Some people are born wanderers, never happy at home, taking jobs that require travel, and waiting eagerly for the next opportunity to be on the road. I think I have some of this perpetual wanderlust in my soul, but now that I’m living in Vermont, not only do I feel little desire to leave town, I sometimes spend days with no desire to leave my apartment!  I gaze out the windows at the distant mountains and the beautiful architecture and the trees with their seasonal changes and know I am exactly who and where I need to be, and feel no need to escape either of those conditions.  Which brings me to New York, my first home, my place of longest residence, the place where my parents are lifelong residents, the place I will always come back to but only on quick visits, the place I have long since folded into my heart for safe keeping, a lucky charm I take with me everywhere.  Being here does not feel the way it used to, a sudden sense of belonging  and interconnection, a shocking clarity and energy that served to set in contrast exactly how vague, detached and murky my soul had been back in Boston.
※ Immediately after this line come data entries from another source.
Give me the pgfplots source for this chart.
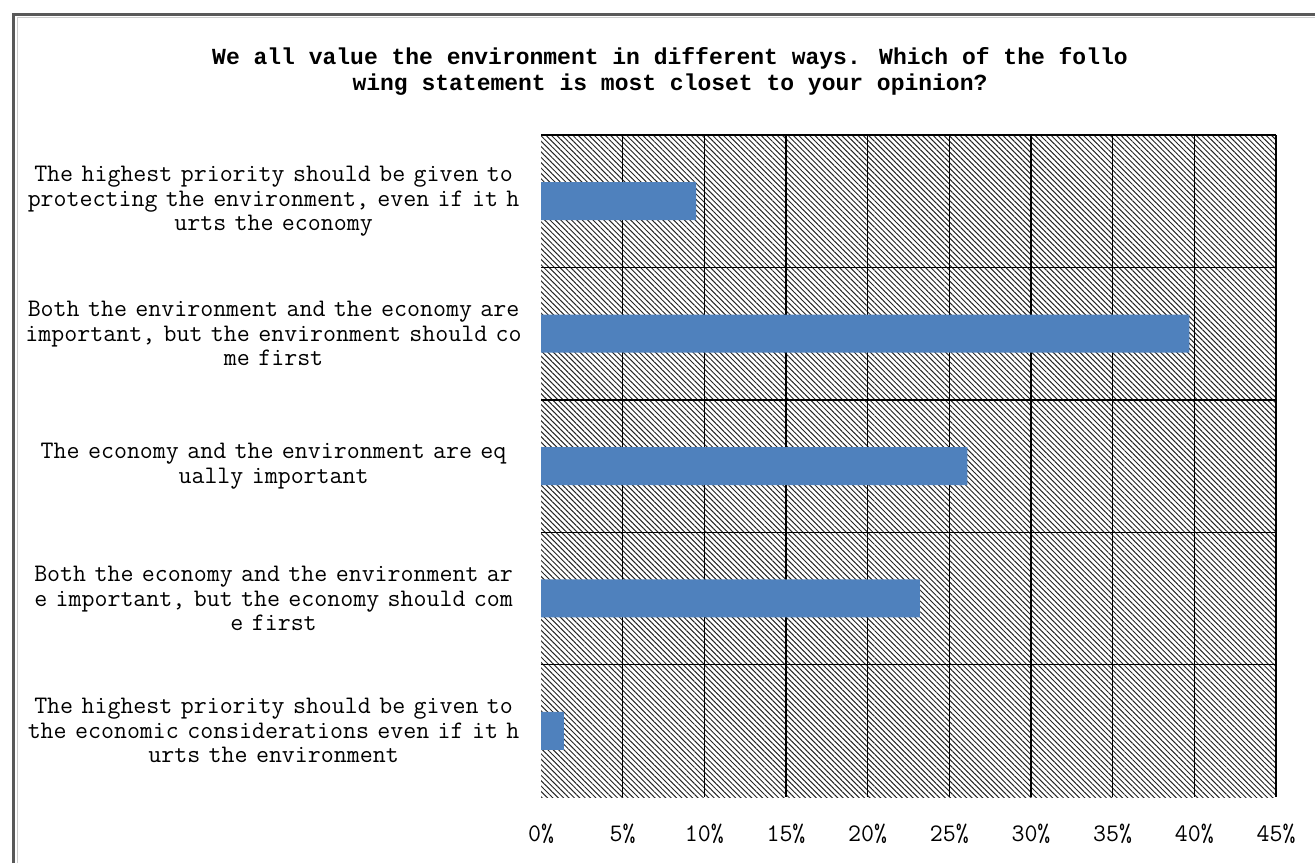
\documentclass[border=0pt]{standalone}
\usepackage{pgfplots}
\pgfplotsset{compat=1.18}
\usepackage{fontspec}
\newfontfamily\titlefont{Liberation Mono}
\usetikzlibrary{patterns.meta}
\definecolor{barblue}{HTML}{4F81BD}
\begin{document}
\begin{tikzpicture}[x=1pt,y=1pt]
\useasboundingbox (0,0) rectangle (657.5,431.5);
% frame
\draw[color=black!65, line width=1.5pt] (6.5,0) -- (6.5,424.4) -- (657.5,424.4);
\draw[color=black!20, line width=0.6pt] (8.6,0) -- (8.6,422.6) -- (657.5,422.6);
% title
\node[align=center, font={\titlefont\fontsize{11.5}{13}\selectfont\bfseries}] at (335,396)
  {We all value the environment in different ways. Which of the follo\\wing statement is most closet to your opinion?};
\begin{axis}[
  at={(270.5pt,33pt)}, anchor=south west,
  scale only axis, width=367.5pt, height=331pt,
  xmin=0, xmax=45, ymin=-0.5, ymax=4.5, y dir=reverse,
  axis line style={draw=none},
  axis background/.style={pattern={Lines[angle=-45,distance=1.9pt,line width=0.5pt]}, pattern color=black!85},
  /pgf/number format/assume math mode=true,
  xtick={0,5,...,45},
  xticklabels={0\%,5\%,10\%,15\%,20\%,25\%,30\%,35\%,40\%,45\%},
  minor xtick={5,10,...,45},
  xminorgrids=true,
  ytick={0,1,2,3,4},
  minor ytick={-0.5,0.5,1.5,2.5,3.5},
  yminorgrids=true,
  minor grid style={black, line width=0.7pt},
  major tick length=0pt, minor tick length=0pt,
  tick label style={font={\ttfamily\fontsize{12.6}{12.25}\selectfont}},
  xticklabel style={yshift=-10pt},
  yticklabel style={anchor=east, align=center, text width=250pt, inner sep=0pt, xshift=-8.5pt},
  yticklabels={
    {The highest priority should be given to\\protecting the environment, even if it h\\urts the economy},
    {Both the environment and the economy are\\important, but the environment should co\\me first},
    {The economy and the environment are eq\\ually important},
    {Both the economy and the environment ar\\e important, but the economy should com\\e first},
    {The highest priority should be given to\\the economic considerations even if it h\\urts the environment}
  },
]
\addplot[xbar, bar width=19pt, fill=barblue, draw=none] coordinates {
  (9.5,0) (39.7,1) (26.1,2) (23.2,3) (1.4,4)
};
\end{axis}
\end{tikzpicture}
\end{document}
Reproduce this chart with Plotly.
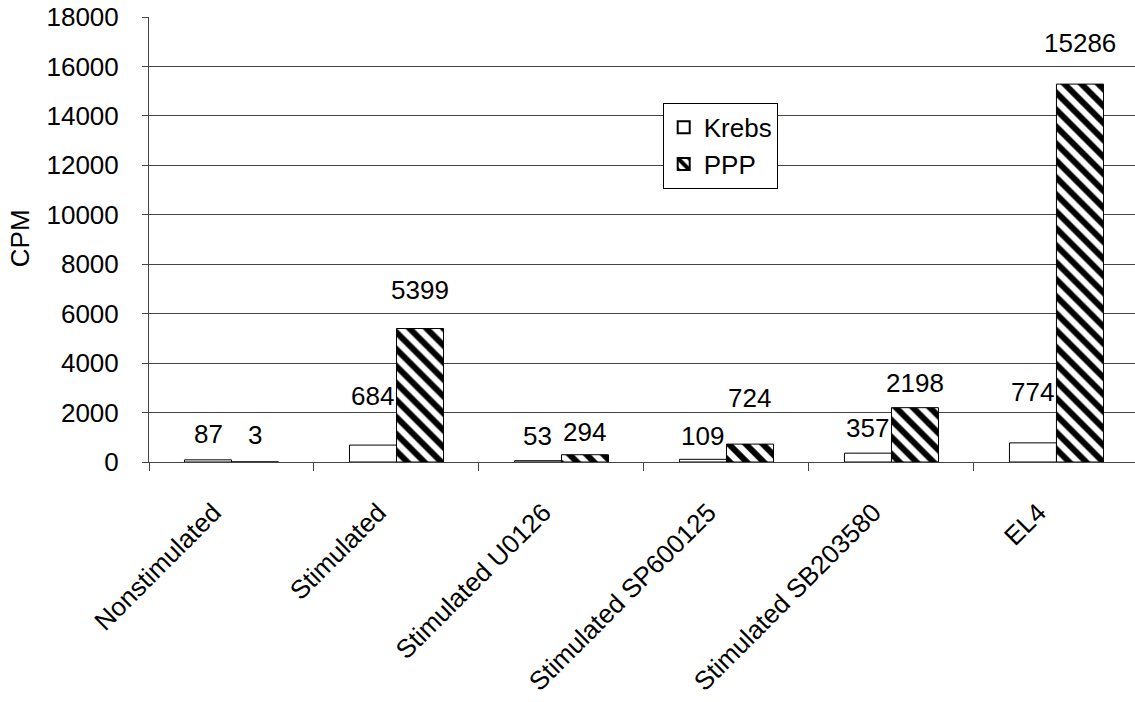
import plotly.graph_objects as go

# Categories and measured CPM values
categories = [
    "Nonstimulated",
    "Stimulated",
    "Stimulated U0126",
    "Stimulated SP600125",
    "Stimulated SB203580",
    "EL4",
]
krebs = [87, 684, 53, 109, 357, 774]
ppp = [3, 5399, 294, 724, 2198, 15286]

# Vertical offset (px) of each value label above its bar
krebs_label_lift = [26, 49, 25, 23, 25, 51]
ppp_label_lift = [27, 39, 23, 46, 25, 41]

FONT = "Liberation Sans, Arial, sans-serif"
FS = 26
BAR_PX = 47  # half-group offset for labels

fig = go.Figure()
fig.add_trace(go.Bar(
    name="Krebs", x=categories, y=krebs,
    marker=dict(color="white", line=dict(color="black", width=1)),
))
fig.add_trace(go.Bar(
    name="PPP", x=categories, y=ppp,
    marker=dict(
        color="white",
        line=dict(color="black", width=1),
        pattern=dict(shape="\\", fgcolor="#000000", bgcolor="#ffffff",
                     fgopacity=1, size=12, solidity=0.5, fillmode="replace"),
    ),
))

annotations = []
for cat, v, lift in zip(categories, krebs, krebs_label_lift):
    annotations.append(dict(x=cat, y=v, text=str(v), showarrow=False,
                            xshift=-BAR_PX / 2, yshift=lift, yanchor="middle",
                            font=dict(family=FONT, size=FS, color="black")))
for cat, v, lift in zip(categories, ppp, ppp_label_lift):
    annotations.append(dict(x=cat, y=v, text=str(v), showarrow=False,
                            xshift=BAR_PX / 2, yshift=lift, yanchor="middle",
                            font=dict(family=FONT, size=FS, color="black")))

# Axis title
annotations.append(dict(xref="paper", yref="paper", x=-0.1308, y=0.503,
                        text="CPM", textangle=-90, showarrow=False,
                        xanchor="center", yanchor="middle",
                        font=dict(family=FONT, size=FS, color="black")))

fig.update_layout(
    width=1135, height=702,
    margin=dict(l=149, r=0, t=17, b=240, autoexpand=False),
    paper_bgcolor="white", plot_bgcolor="white",
    font=dict(family=FONT, size=FS, color="black"),
    barmode="group", bargap=0.43, bargroupgap=0,
    showlegend=True,
    legend=dict(
        x=0.521, y=0.807, xanchor="left", yanchor="top",
        bgcolor="white", bordercolor="black", borderwidth=1,
        font=dict(family=FONT, size=FS, color="black"),
        itemsizing="constant",
    ),
    annotations=annotations,
)

fig.update_xaxes(
    type="category", range=[-0.5, 5.476], automargin=False,
    showline=True, linecolor="#444", linewidth=1,
    ticks="outside", tickson="boundaries", ticklen=8, tickcolor="#444",
    tickangle=-45, showgrid=False, ticklabelstandoff=24, ticklabelshift=-18,
    tickfont=dict(family=FONT, size=FS, color="black"),
)
fig.update_yaxes(
    range=[0, 18000], dtick=2000, tickformat="d", automargin=False,
    showline=True, linecolor="#444", linewidth=1,
    ticks="outside", ticklen=6, tickcolor="#444",
    showgrid=True, gridcolor="#444", gridwidth=1,
    zeroline=False, ticklabelstandoff=18,
    tickfont=dict(family=FONT, size=FS, color="black"),
)

fig.write_html("out.html")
I would feel as if I had been asleep in a spell and brought back to life. 

New Balance (Brooklyn Botanic Garden)

This time I arrived in the city already awake and alive, and it took me the first day here to realize there would be no rush of reanimation, because none was necessary. Once I adjusted to that realization, I rejoiced. How lucky I am that I now have two places I feel so at home in, and love so much, that I can go back and forth between them and experience no shock, no unfavorable comparisons, no cycles of elation and deflation. There is a new balance achieved between where I used to be and where I am, and room enough for both places to exist in my heart in harmony.

Blurry Field of Bluebells (Brooklyn Botanic Garden)
Wednesday I set out to visit my beloved Brooklyn Botanic Garden, the South Street Seaport, and the new Hi Line Park which I am ashamed to say has been there a little too long to call “new” but I had yet to encounter and still can’t say I have. I brought two cameras and many rolls of film, the results of which you will have to wait to see until future posts. Because of the third camera in my cellphone, there are recent and relevant images to go with this post, including the field of bluebells above that deserved a full color capture. Today I’ll be on the train bound for Rutland VT. When I used to take the train from Boston to New York, there was always a moment before the train descended into an underground tunnel for the last part of the route before arriving in Penn Station when the full skyline of Manhattan was visible in the distance, this tiny sliver of island miraculously sustaining an impossible crowd of tall buildings in every age and style. The sight, without fail, would bring tears of joy to my eyes.  The approach to Boston on the return trip always felt like a diminishment or disappointment. I would rarely even look out the window, but instead gather my things and look inward. I have a feeling that today when I know I have crossed the state border between New York and Vermont, and the look of the mountains changes, and I know I am in my new home state again, and finally I emerge from the train and smell the sweet air, there will be joyful tears that say “it’s good to be home.”    

How Wednesday Ended (Nelson Blue)

But New York did make me cry. Yesterday was one of those days of perfect serendipity with nothing going as planned and everything turning out perfectly in the end.  From the unpredicted steady rain and hordes of school children in the Conservatory at the Brooklyn Botanic Garden, to the unexpected treasures found in the new South Street Seaport Museum, housed in an old building with much of the exposed brickwork and wood beams left untouched, a true testament to the city’s rich maritime past, to the unimaginable relief of finding my favorite (and the one and only) New Zealand cuisine restaurant in NYC Nelson Blue still open and eager to provide magnificently grilled lamb chops and earthy red wine, the day was flawless. 

Tools of the Trades (South Street Seaport Museum)

It was the film being shown in one of the many beautiful exhibit rooms at the museum that got me. Shot by Paul Strand and Charles Sheeler almost 100 years ago, a moving picture in more ways than one, it featured classic timeless images of the architecture and action and humanity that made this city what it was and is, made its best photographers who they were and are, and made me a natural and grateful follower in those footsteps, in that rhythm.  Or maybe it was the museum guard, by whose accent I guessed was a recent immigrant from Africa, who directed me to an elevator and casually commented “you must be a writer – I can see it in your eyes, so wide open.”  Or maybe it was the guy selling t-shirts among the usual tourist- oriented souvenir vendors who caught my eye because he was showing images of subways from the 1970s photographed by his father. I knew every elevated rail line and deserted station pictured. I knew why the trains of NYC are such an irresistible subject and will be, for generations of artists to come. 

Old Sailors Quarters (South Street Seaport Museum)

But mostly I knew what it feels like to call a place home that has such a history of being in so many ways and for so many reasons visited, settled, sought after, stayed in, left, used and loved by travelers.  Things happen to me in NYC that just don’t happen anywhere else. But for the first time in far too long, it will be just as good to be back home.